Un terremoto, due narrazioni: Turchia e Siria 2023 (di Rosamaria Maggio)

Il terremoto in Turchia e Siria è uno dei più gravi dell’ultimo secolo in termini di magnitudo – 7,8 – e per numero di morti (gli ultimi dati parlano di oltre 21 000) ed il bilancio si aggiorna di ora in ora.

Dobbiamo tornare indietro a quello di Valdivia (Cile) 1960, la cui forza fu di 9,5 di magnitudo e ad Haiti per numero di morti (300.000).

Di questo gravissimo terremoto che ha colpito una vasta area mediorientale, seguiamo con trepidazione, attraverso i mezzi di informazione, l’evoluzione, i salvataggi, i soccorsi.

Forse però non è ben chiara la zona su cui questo disastro si è abbattuto.

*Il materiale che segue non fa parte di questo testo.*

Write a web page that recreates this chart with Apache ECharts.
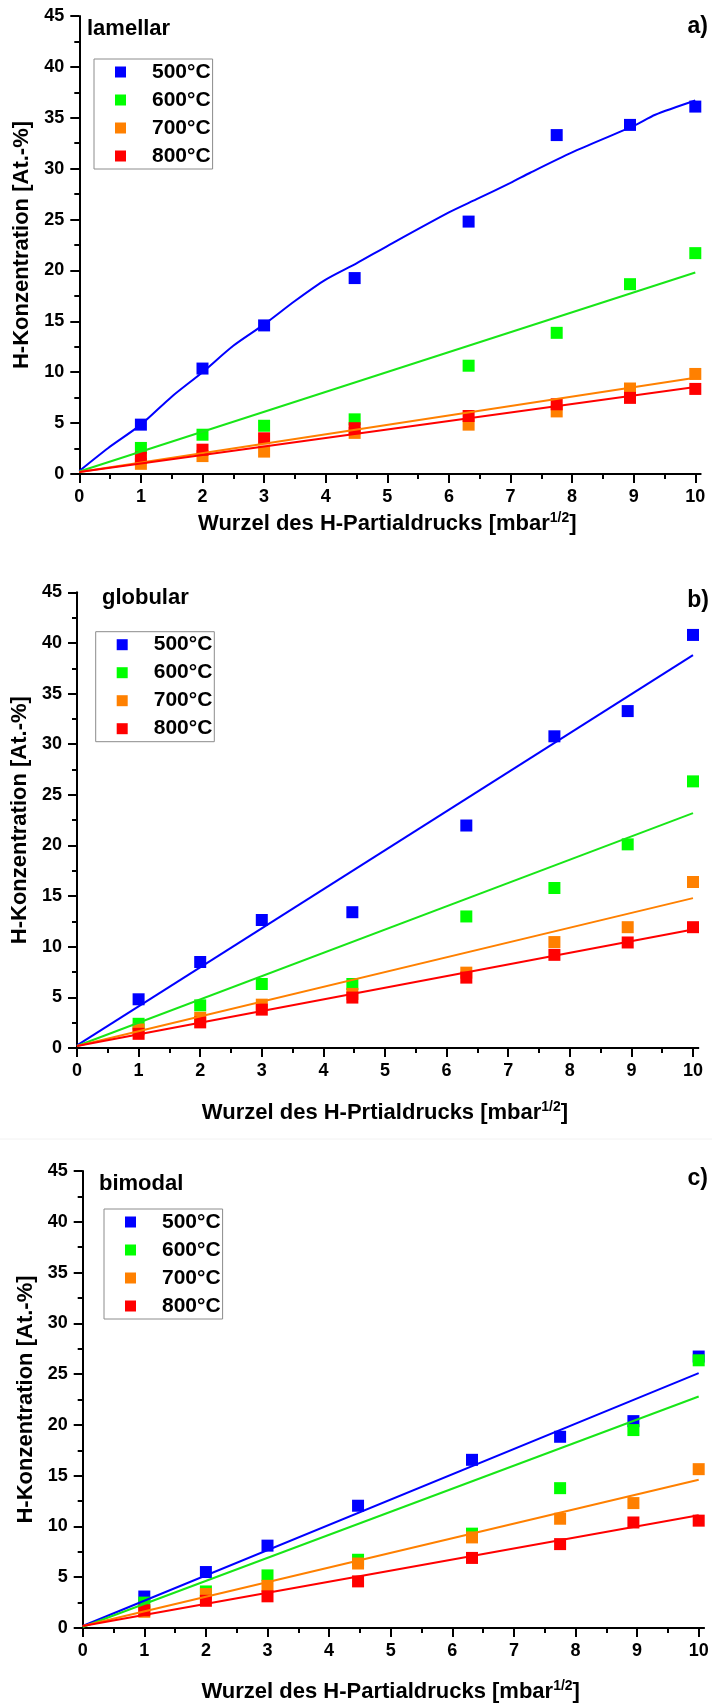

La Turchia è un paese molto grande, con una popolazione di quasi 85 milioni di abitanti, ma il territorio colpito è il Kurdistan turco (12 milioni di abitanti), il cui capoluogo è Diyarbakir, le cui città più danneggiate sono Hatay e Kahramanmaras nella omonima regione. Non è un caso quindi che Erdogan, alla vigilia delle prossime elezioni presidenziali (maggio 2023), abbia bloccato il social Twitter a costo di rendere più difficili i soccorsi.

Questa regione, strategica per qualunque Governo turco in quanto ricca di risorse petrolifere, di acqua e di un territorio fertile, è caratterizzata da una profonda opposizione al regime impegnato ad evitare che il malcontento per il ritardo nei soccorsi possa dilagare.

Questa circostanza è taciuta dai giornali occidentali di tutti i paesi Europei e comunque dei paesi Nato.

A vedere alcune immagini tragiche, si capisce che il territorio ha subito nel tempo una grande speculazione edilizia, senza attenzione all’uso di sistemi costruttivi antisismici, visto che molti palazzi si sono sbriciolati pur essendo stati costruiti in zone notoriamente sismiche.

Hatice Kaya insegnante kurda, ci scrive da Diyarbakir e dice che Hotay e Mas sono le città con il maggior numero di palazzi distrutti.

In Siria invece il territorio colpito non è il Kurdistan siriano, bensì il territorio sud – occidentale rispetto al Kurdistan turco, fino all’antica città di Aleppo. La Siria colpita però, subisce le conseguenze dell’embargo che il paese vive da anni e della guerra interna che martoria questo popolo.

Del terremoto in Siria si parla meno ed anche i vari paesi occidentali (compreso il nostro), si dimostrano poco empatici con il popolo siriano per la tragedia che lo ha colpito.

Mentre la Turchia ha largo accesso alle risorse necessarie per affrontare l’emergenza, in quanto verso la Turchia confluiranno tutti gli aiuti umanitari occidentali, la Siria, oltre ad essere colpita dalle sanzioni economiche, è da 12 anni teatro di guerra.

La Siria vive da 12 anni una guerra civile, in cui una parte della popolazione è fedele al presidente siriano Assad, sostenuto da Russia, Iran, Iraq e Cina.

Vi sono gruppi ribelli contrari ad Assad finanziati dall’occidente.

La popolazione sta faticosamente cercando di uscire dalla guerra civile con la riunificazione del paese sotto il controllo di Assad.

Al momento, l’area colpita dal terremoto non è sotto il controllo di Assad.

La Cina ha chiesto di rimuovere le sanzioni economiche nei confronti della Siria, ma gli Stati Uniti ribadiscono che aiuteranno entrambi le popolazioni dei due paesi, ma gli aiuti non dovranno essere gestiti da Assad.

Negli ultimi tempi vi era stato un riavvicinamento tra Siria e Turchia e si spera che la grande calamità naturale metta davanti a tutto l’aiuto alle popolazioni.

A Idlib, dove vi sono stati oltre 900 morti, vivono molti sfollati provenienti da altre parti della Siria. Si tratta di un territorio dove vivono circa 4,5 milioni di siriani.

Israele ha deciso di portare aiuti oltre che alla Turchia anche alla Siria.

La Siria ha aperto tre valichi di frontiera con la Turchia per ricevere aiuti umanitari.

Lo stesso governo siriano ha chiesto aiuti alla UE.

Assad ha assicurato che gli aiuti arriveranno anche ai ribelli di Idlib.

E’ notizia di queste ore il fatto che un primo convoglio di aiuti umanitari sia potuto arrivare in Siria nella zona colpita, controllata dai ribelli.